As an investor, you might have looked for the right stock, mutual fund, or ETF while starting your journey. However, before choosing where to invest, you must have a clear idea of how the market itself is measured. This is where the concept of index comes in.
When you open a financial news website or trading app, indices are often the first thing you notice. However, many people follow indices without fully understanding what they represent.
In this blog, we discuss key index concepts. This will make it easier for you to understand market movements.
What an index actually represents
To make the concept simple for you, let’s think of an index as a report card for a group of stocks. An index doesn’t track every listed company separately; it selects a basket of stocks representing a particular market segment, sector, or theme.
For instance, you get to know how large companies across different industries perform by observing a broad-market index. Similarly, a sectoral index may track only technology or banking stocks.
Indices help simplify complex information so investors can easily track markets or sectors.
What are benchmark indices, and why do they matter
A benchmark index serves as a point of reference, against which the performance of investments is measured. Suppose you noticed a 10% annual return in your portfolio. How do you know whether this is good or bad? To analyze this performance, you must know how the broader market performed during the same period.

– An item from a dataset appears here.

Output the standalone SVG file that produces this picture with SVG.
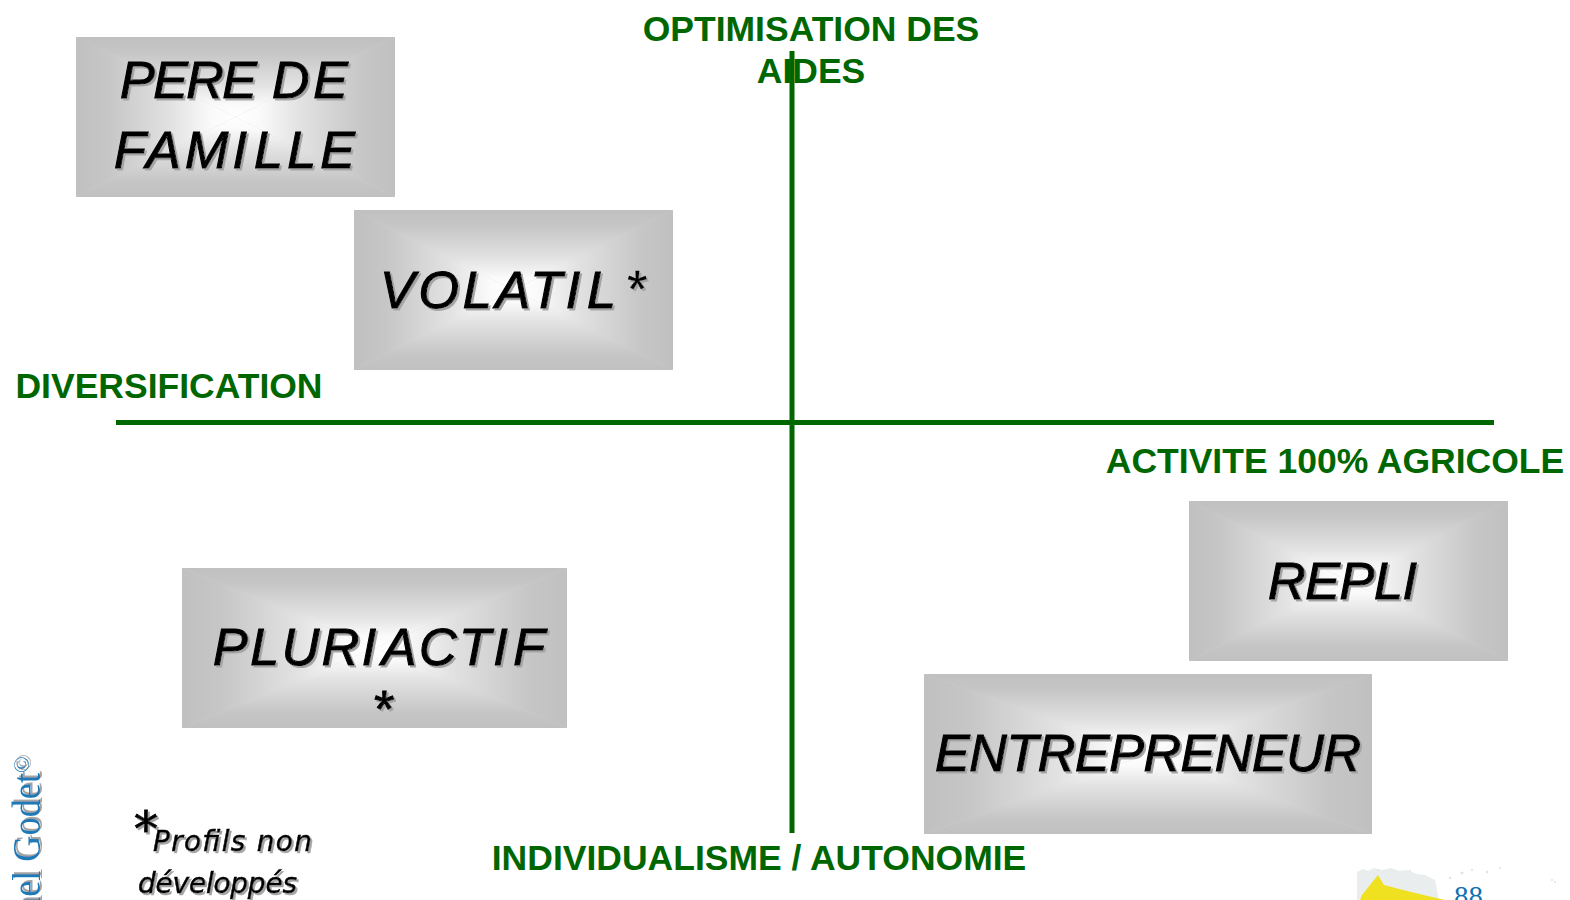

This is where benchmark indices become relevant. If you have ever wondered what is Nifty 50, it’s the most widely followed benchmark index in India. The index tracks the performance of the leading companies across different sectors.
It is consistently tracked by fund managers, analysts, and investors to compare the performance of their investments. Without a standard parameter or benchmark, it becomes difficult to measure the success of your investments.
What are sectoral indices, and what do they reveal
As an investor, not all sectors may appear equally important to you at a given point in time. At times, the banking sector dominates the market. Technology, healthcare, or consumer durables draw the spotlight from time to time.
Through sectoral indices, you can track the performance of specific industries. Investors gain valuable insights into where the momentum is building in the market. They can also identify the sectors facing challenges. Before making decisions, investors often use sectoral indices to identify trends.
Global indicators and pre-market signals
Global events continue to influence investor sentiment even before Indian markets open. That’s why pre-market indicators matter to many traders. If you have heard people ask what Gift Nifty is, they are usually referring to one of the key indicators that can help evaluate market sentiment even before the opening bell.
These indicators reveal how global markets reacted overnight. They provide an indication of where domestic markets are likely to head.
Conclusion
While broad market indices help you gain a diversified view of the economy, sectoral indices give you insights into a particular industry. For investors, both these perspectives prove crucial during the planning and decision-making processes. A deeper evaluation of both kinds of indices, along with global indices, can help you understand the bigger picture.
Investors need a detailed understanding of indices to measure market performance, identify trends, and compare results. With this approach, you can build a stronger foundation before choosing individual investments. As you gain familiarity with how indices work, you can interpret market movements and make strategic decisions with confidence.